Worship when you want

by Chatrarat Kaewmorakot, The Nation, Dec 18, 2005

Bangkok, Thailand -- One city temple’s flexi-hours have proved a big draw to the time-challenged, and authorities hope to see others follow suit. Bangkok’s Wat Suthat Thepwararam is one of the few city temples that is crowded most evenings, thanks to its flexi-hours that cater to residents who are pressed for time. From 7am to 9pm, it has become an increasingly popular place for those who come to pray, hear sermons and meditate after a stressful day at work.

The monastery has opened late into the evening for more than a decade, and has become a model for the Culture Ministry to emulate.

The ministry hopes other temples countrywide will also adopt flexi-hours so that more people, especially teenagers, may be able to embrace Buddhism.

“We think convenient hours are a factor as working people find it tough to visit temples in the daytime,” said Phra Ratchavichit Patipan, an assistant to Wat Suthat’s abbot. Traffic jams often deter commuting during working hours.

Monks traditionally perform evening prayers around 4pm, but Wat Suthat has adjusted prayer times to suit more people.

“As for teens, we should not blame them for not going to temples. I believe if more temples adapt to changing times, more teens should come,” he said.

About 60 monks at the temple took part in the late-evening activities when they started in 1994.

Initially, there were few visitors but the temple did not give up.

“Today, we have up to 400 people joining our late-evening programme on a weekday. The number of visitors at weekends is higher.

“We’ve also introduced a midday programme for people who find it more convenient to come during lunch breaks,” Phra Ratchavichit added. Founded in 1807 by King Rama I, Wat Suthat houses the giant Buddha statue “Phra Sri Sakyamuni” from Sukhothai.

With its historical importance and magnificent architecture, the temple has been nominated as a Unesco World Heritage Site.

Prior to 1994, the temple was very conservative. Visitors could pay respect to the image but were not allowed to pray with monks, said Phra Ratchavichit.

Situated near the Bangkok Metropolitan Administration headquarters, the temple receives most of its visitors around 6.30pm.

At 7pm, monks start taking turns to lead prayers before conducting a sermon, based on the Tripitaka.

“We focus only on Phra Sutra, one of the Tripitaka’s three parts. We’ve not completed this part yet, even though we’ve been doing it for the past 11 years. The contents are really lengthy,” Phra Ratchavichit said.

After the sermon, visitors meditate for 15 minutes. When it ends, they help shut the windows and doors. Most leave by 9pm.

Suvimol Wongluck, 25, goes to Wat Suthat almost every evening even though her home is not close by.

“Wat Suthat is flexible as most temples shut by late afternoon. It’s convenient for me. Moreover, I like the beautiful architecture of this temple,” she said.
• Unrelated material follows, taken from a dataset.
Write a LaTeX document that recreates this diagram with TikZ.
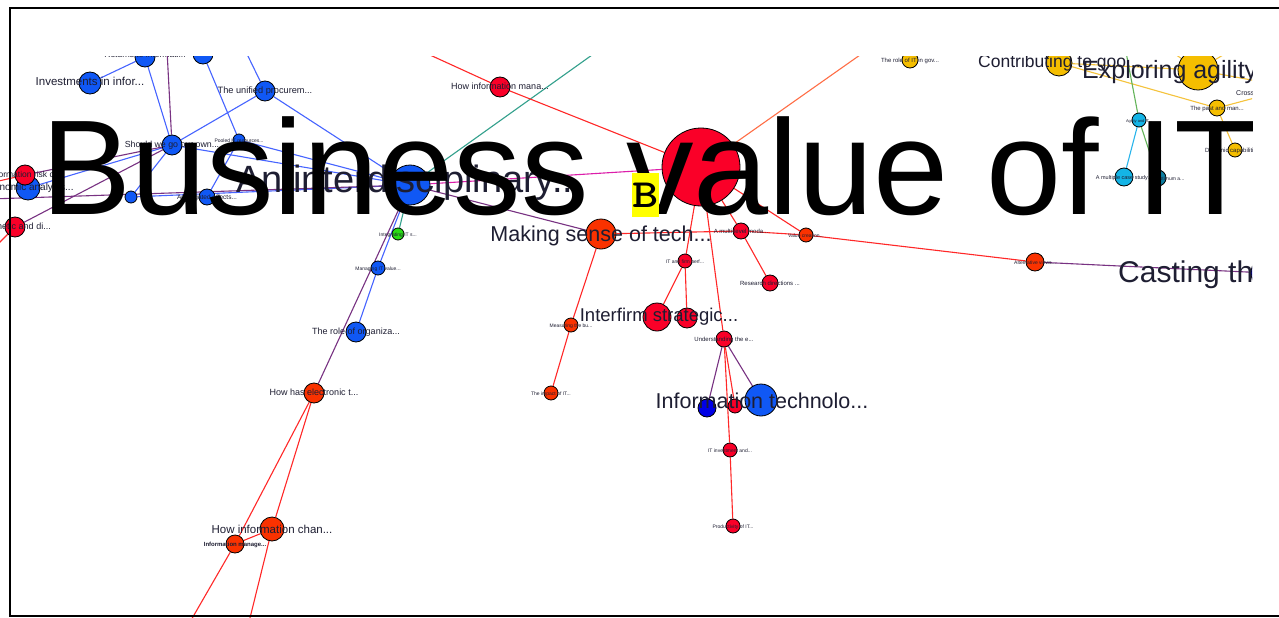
\documentclass[tikz,border=0pt]{standalone}
\usepackage{fontspec}
\usepackage{graphicx}
\setmainfont{Liberation Sans}
\pgfdeclarelayer{paper}
\pgfdeclarelayer{edges}
\pgfsetlayers{paper,edges,main}

% node fills
\definecolor{nblue}{RGB}{16,88,245}
\definecolor{nred}{RGB}{250,0,40}
\definecolor{norange}{RGB}{250,50,0}
\definecolor{ndblue}{RGB}{0,0,230}
\definecolor{nyellow}{RGB}{245,190,0}
\definecolor{ncyan}{RGB}{20,180,230}
\definecolor{ngreen}{RGB}{40,220,20}
% edge colours
\definecolor{eblue}{RGB}{70,100,255}
\definecolor{ered}{RGB}{255,40,40}
\definecolor{epurple}{RGB}{120,50,130}
\definecolor{eteal}{RGB}{50,160,140}
\definecolor{emag}{RGB}{220,30,170}
\definecolor{eorange}{RGB}{255,110,70}
\definecolor{eyellow}{RGB}{245,195,60}
\definecolor{egreen}{RGB}{100,180,90}
\definecolor{ecyan}{RGB}{40,180,235}
\definecolor{labelc}{RGB}{30,30,50}
\definecolor{tagyellow}{RGB}{255,255,0}

\tikzset{
  nd/.style={circle, draw=black, line width=0.8pt, inner sep=0pt, minimum size=#1},
  lb/.style={inner sep=0pt, text=labelc, anchor=mid, font=\fontsize{#1}{#1}\selectfont},
  lbb/.style={inner sep=0pt, text=labelc, anchor=base, font=\fontsize{#1}{#1}\selectfont},
  lbw/.style={inner sep=0pt, text=labelc, anchor=base west, font=\fontsize{#1}{#1}\selectfont},
  ed/.style={line width=1.1pt, draw=#1},
}

\begin{document}
\begin{tikzpicture}[x=1pt,y=-1pt]
\useasboundingbox (0,0) rectangle (1279,618);
\begin{pgfonlayer}{paper}
  \fill[white] (0,0) rectangle (1279,618);
\end{pgfonlayer}

\begin{scope}
\clip (-10,57) rectangle (1252,630);

% ---- off-view end points
\coordinate (tA) at (167,50);
\coordinate (tB) at (245,50);
\coordinate (tC) at (430,55);
\coordinate (tD) at (592,55);
\coordinate (tE) at (860,55);
\coordinate (tF) at (1126,52);
\coordinate (tG) at (1172,52);
\coordinate (tH) at (1228,52);
\coordinate (rA) at (1262,96);
\coordinate (rB) at (1262,82);
\coordinate (lA) at (-10,183);
\coordinate (lB) at (-10,252);
\coordinate (lC) at (-10,199);
\coordinate (bA) at (190,622);
\coordinate (bB) at (249,622);

% ---- blue cluster
\node[nd=22, fill=nblue] (b1) at (90,83) {};
\node[nd=20, fill=nblue] (b2) at (145,57) {};
\node[nd=20, fill=nblue] (b3) at (203,54) {};
\node[nd=20, fill=nblue] (b4) at (265,91) {};
\node[nd=20, fill=nblue] (b5) at (172,145) {};
\node[nd=12, fill=nblue] (b6) at (239,140) {};
\node[nd=12, fill=nblue] (b7) at (131,197) {};
\node[nd=16, fill=nblue] (b8) at (207,197) {};
\node[nd=24, fill=nblue] (b9) at (28,188) {};
\node[nd=20, fill=nred] (rl1) at (25,175) {};
\node[nd=20, fill=nred] (rl2) at (15,227) {};
\node[nd=40, fill=nblue] (bb) at (410,185) {};
\node[nd=12, fill=ngreen] (g1) at (398,234) {};
\node[nd=14, fill=nblue] (b10) at (378,268) {};
\node[nd=20, fill=nblue] (b11) at (356,332) {};
\node[nd=20, fill=norange] (o1) at (314,393) {};
\node[nd=24, fill=norange] (o2) at (272,529) {};
\node[nd=18, fill=norange] (o3) at (235,544) {};

% ---- red cluster
\node[nd=78, fill=nred] (R) at (701,167) {};
\node[nd=20, fill=nred] (r1) at (500,87) {};
\node[nd=30, fill=norange] (o4) at (601,234) {};
\node[nd=16, fill=nred] (r2) at (741,231) {};
\node[nd=14, fill=norange] (o5) at (806,235) {};
\node[nd=14, fill=nred] (r3) at (685,261) {};
\node[nd=16, fill=nred] (r4) at (770,283) {};
\node[nd=28, fill=nred] (r5) at (657,317) {};
\node[nd=20, fill=nred] (r6) at (687,318) {};
\node[nd=14, fill=norange] (o6) at (571,325) {};
\node[nd=14, fill=norange] (o7) at (551,393) {};
\node[nd=16, fill=nred] (r7) at (724,339) {};
\node[nd=32, fill=nblue] (bl2) at (761,400) {};
\node[nd=18, fill=ndblue] (db) at (707,408) {};
\node[nd=14, fill=nred] (r8) at (735,406) {};
\node[nd=14, fill=nred] (r9) at (730,450) {};
\node[nd=14, fill=nred] (r10) at (733,526) {};
\node[nd=18, fill=norange] (o8) at (1035,262) {};
\node[nd=34, fill=ndblue] (bR) at (1268,273) {};

% ---- top right
\node[nd=16, fill=nyellow] (y1) at (910,60) {};
\node[nd=26, fill=nyellow] (y2) at (1059,63) {};
\node[nd=40, fill=nyellow] (y3) at (1198,70) {};
\node[nd=16, fill=nyellow] (y4) at (1217,108) {};
\node[nd=14, fill=nyellow] (y5) at (1235,150) {};
\node[nd=14, fill=ncyan] (c1) at (1139,120) {};
\node[nd=18, fill=ncyan] (c2) at (1124,177) {};
\node[nd=16, fill=ncyan!70!black] (c3) at (1158,178) {};

% ---- connectors (behind the nodes)
\begin{pgfonlayer}{edges}
\begin{scope}
\clip (-10,57) rectangle (1252,630);
\draw[ed=eblue] (b1) -- (b2);
\draw[ed=eblue] (b2) -- (b5);
\draw[ed=eblue] (b3) -- (b6);
\draw[ed=eblue] (tB) -- (b4);
\draw[ed=eblue] (b4) -- (b5);
\draw[ed=eblue] (b4) -- (bb);
\draw[ed=epurple] (tA) -- (b5);
\draw[ed=eblue] (b5) -- (bb);
\draw[ed=eblue] (b5) -- (b7);
\draw[ed=eblue] (b9) -- (b5);
\draw[ed=eblue] (b6) -- (bb);
\draw[ed=eblue] (b6) -- (b8);
\draw[ed=eblue] (b7) -- (bb);
\draw[ed=epurple] (rl1) -- (b5);
\draw[ed=epurple] (rl2) -- (b5);
\draw[ed=epurple] (lC) -- (bb);
\draw[ed=ered] (lA) -- (rl1);
\draw[ed=ered] (lB) -- (rl2);
\draw[ed=eteal] (bb) -- (tD);
\draw[ed=eteal] (bb) -- (g1);
\draw[ed=eblue] (bb) -- (b10);
\draw[ed=eblue] (b10) -- (b11);
\draw[ed=epurple] (bb) -- (o1);
\draw[ed=epurple] (bb) -- (o4);
\draw[ed=emag] (bb) -- (R);
\draw[ed=ered] (o1) -- (o2);
\draw[ed=ered] (o2) -- (bB);
\draw[ed=ered] (o1) -- (o3);
\draw[ed=ered] (o3) -- (bA);
\draw[ed=ered] (o3) -- (o2);
\draw[ed=ered] (tC) -- (r1);
\draw[ed=ered] (r1) -- (R);
\draw[ed=eorange] (R) -- (tE);
\draw[ed=ered] (R) -- (o5);
\draw[ed=ered] (R) -- (r2);
\draw[ed=ered] (R) -- (r3);
\draw[ed=ered] (R) -- (r7);
\draw[ed=ered] (o4) -- (r2);
\draw[ed=ered] (r2) -- (o5);
\draw[ed=ered] (o5) -- (o8);
\draw[ed=epurple] (o8) -- (bR);
\draw[ed=ered] (r2) -- (r4);
\draw[ed=ered] (r3) -- (r5);
\draw[ed=ered] (r3) -- (r6);
\draw[ed=ered] (o4) -- (o6);
\draw[ed=ered] (o6) -- (o7);
\draw[ed=epurple] (r7) -- (db);
\draw[ed=ered] (r7) -- (r8);
\draw[ed=epurple] (r7) -- (bl2);
\draw[ed=ered] (r7) -- (r9);
\draw[ed=ered] (r9) -- (r10);
\draw[ed=eyellow] (y2) -- (y4);
\draw[ed=eyellow] (y2) -- (y3);
\draw[ed=eyellow] (y4) -- (y5);
\draw[ed=eyellow] (y4) -- (rA);
\draw[ed=eyellow] (y3) -- (tG);
\draw[ed=eyellow] (y3) -- (tH);
\draw[ed=eyellow] (y3) -- (rB);
\draw[ed=egreen] (tF) -- (c1);
\draw[ed=ecyan] (c1) -- (c2);
\draw[ed=egreen] (c1) -- (c3);
\end{scope}
\end{pgfonlayer}

% ---- labels
\node[lb=11.5] (b1t) at (b1) {Investments in infor...};
\node[lb=8.5] (b2t) at (145,55) {Returns to informati...};
\node[lb=9.2] (b4t) at (b4) {The unified procurem...};
\node[lb=8.8] (b5t) at (b5) {Should we go our own...};
\node[lb=5] (b6t) at (b6) {Pooled IT resources...};
\node[lb=6.5] (b8t) at (b8) {Aggregated effects...};
\node[lb=10] (b9t) at (b9) {Economic analysis...};
\node[lb=8.5] (rl1t) at (rl1) {Information risk c...};
\node[lb=9] (rl2t) at (rl2) {Aesthetic and di...};
\node[lbb=38] (bbt) at (410,192) {An interdisciplinary...};
\node[lb=5] (g1t) at (g1) {Integrating IT s...};
\node[lb=5] (b10t) at (b10) {Managing IT value...};
\node[lb=9] (b11t) at (b11) {The role of organiza...};
\node[lb=9] (o1t) at (o1) {How has electronic t...};
\node[lbb=11.5] (o2t) at (272,533) {How information chan...};
\node[lb=6, font=\fontsize{6}{6}\selectfont\bfseries] (o3t) at (o3) {Information manage...};
\node[lb=9] (r1t) at (r1) {How information mana...};
\node[lbb=21.5] (o4t) at (601,241.5) {Making sense of tech...};
\node[lb=6] (r2t) at (r2) {A multi-level moda...};
\node[lb=5] (o5t) at (o5) {Value creation...};
\node[lb=5] (r3t) at (r3) {IT and firm perf...};
\node[lb=6] (r4t) at (r4) {Research directions ...};
\node[lbb=18.5] (r5t) at (659,321.5) {Interfirm strategic...};
\node[lb=5] (o6t) at (o6) {Measuring the bu...};
\node[lb=5] (o7t) at (o7) {The impact of IT...};
\node[lb=6] (r7t) at (r7) {Understanding the e...};
\node[lbb=21.5] (bl2t) at (762,408) {Information technolo...};
\node[lb=5] (r9t) at (r9) {IT investment and...};
\node[lb=5] (r10t) at (r10) {Productivity of IT...};
\node[lb=5] (o8t) at (o8) {Alternative views...};
\node[lbw=30] (bRt) at (1118,282) {Casting the light...};
\node[lb=6] (y1t) at (y1) {The role of IT in gov...};
\node[lbw=17.5] (y2t) at (978,67) {Contributing to goo...};
\node[lbw=25] (y3t) at (1082,78) {Exploring agility...};
\node[lb=6] (y4t) at (y4) {The past and man...};
\node[lb=6] (y5t) at (y5) {Dynamic capabilities...};
\node[lbw=7] (crt) at (1236,95) {Cross-functional...};
\node[lb=4] (c1t) at (c1) {Agility and IT...};
\node[lb=5.5] (c2t) at (c2) {A multiple case study...};
\node[lb=5] (c3t) at (1170,178) {Optimum a...};

% ---- title over the graph
\node[anchor=base west, inner sep=0pt, font=\fontsize{135}{135}\selectfont] (title) at (41,214) {Business value of IT};
\end{scope}

% ---- frame
\draw[line width=2pt] (1290,8) -- (10,8) -- (10,616) -- (1290,616);

% ---- tag
\node[fill=tagyellow, minimum width=27pt, minimum height=44pt, inner sep=0pt,
      font=\ttfamily\bfseries\fontsize{40}{40}\selectfont] (tag) at (645.5,195) {\scalebox{1.25}[1]{B}};
\end{tikzpicture}
\end{document}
Somkiet Katesrinarong, 36, who works at a bookstore in nearby Pahurat, said Wat Suthat was his only option as he finishes work at 7pm.

“I like prayers. It helps you cope with life better. When you’re in trouble, prayers help you manage problems at hand more efficiently,” he said.

Meanwhile, Noppadon Sinpisuth, a university student, said he visited temples only once or twice a year because he is not totally comfortable in such places.

“Basically, I feel awkward. It would be great if temples were modernised to appeal to a younger crowd. Otherwise, I suppose many of them will still stay away,” he said.

Another vocational school student, Burinthorn Sae Lor, said: “Teenagers prefer ease and convenience. Dharma should be made easier for youths. Buddhist leaders should also carry out a public relations campaign to attract young people. We may also use business-like methods to draw teens.

“In addition, some teens have a somewhat negative perception of monks because of scandalous stories about some monks.”

A recent survey showed 45 per cent of local teens had never prayed at a temple, listened to sermons or meditated there.

To address this trend, the Culture Ministry is planning to introduce a religious zone inside department stores where teens can join in a prayer with monks.

Preecha Kantiya of the Religious Affair Department said the government was also considering trying to attract teens to temples by organising tutorials, music and computer training sessions there.

“First of all, we want to get them inside the temples so that our monks can encourage them to embrace Buddhism. We may also hold a Sunday Buddhist school in every province,” he said.

Dr Amornwit Nakhontap of Chulalongkorn University’s Faculty of Education said: “Teens do need counselling, but Buddhist temples have been unable to adapt to meet their needs. For instance, teens may prefer easier ways to understand Buddha’s teachings for self-realisation and self-control.”

“More importantly, monks also have to be more innovative in dealing with youths. Young monks should add painting or music classes into their sermons. They have to befriend youths before they can teach them,” he added.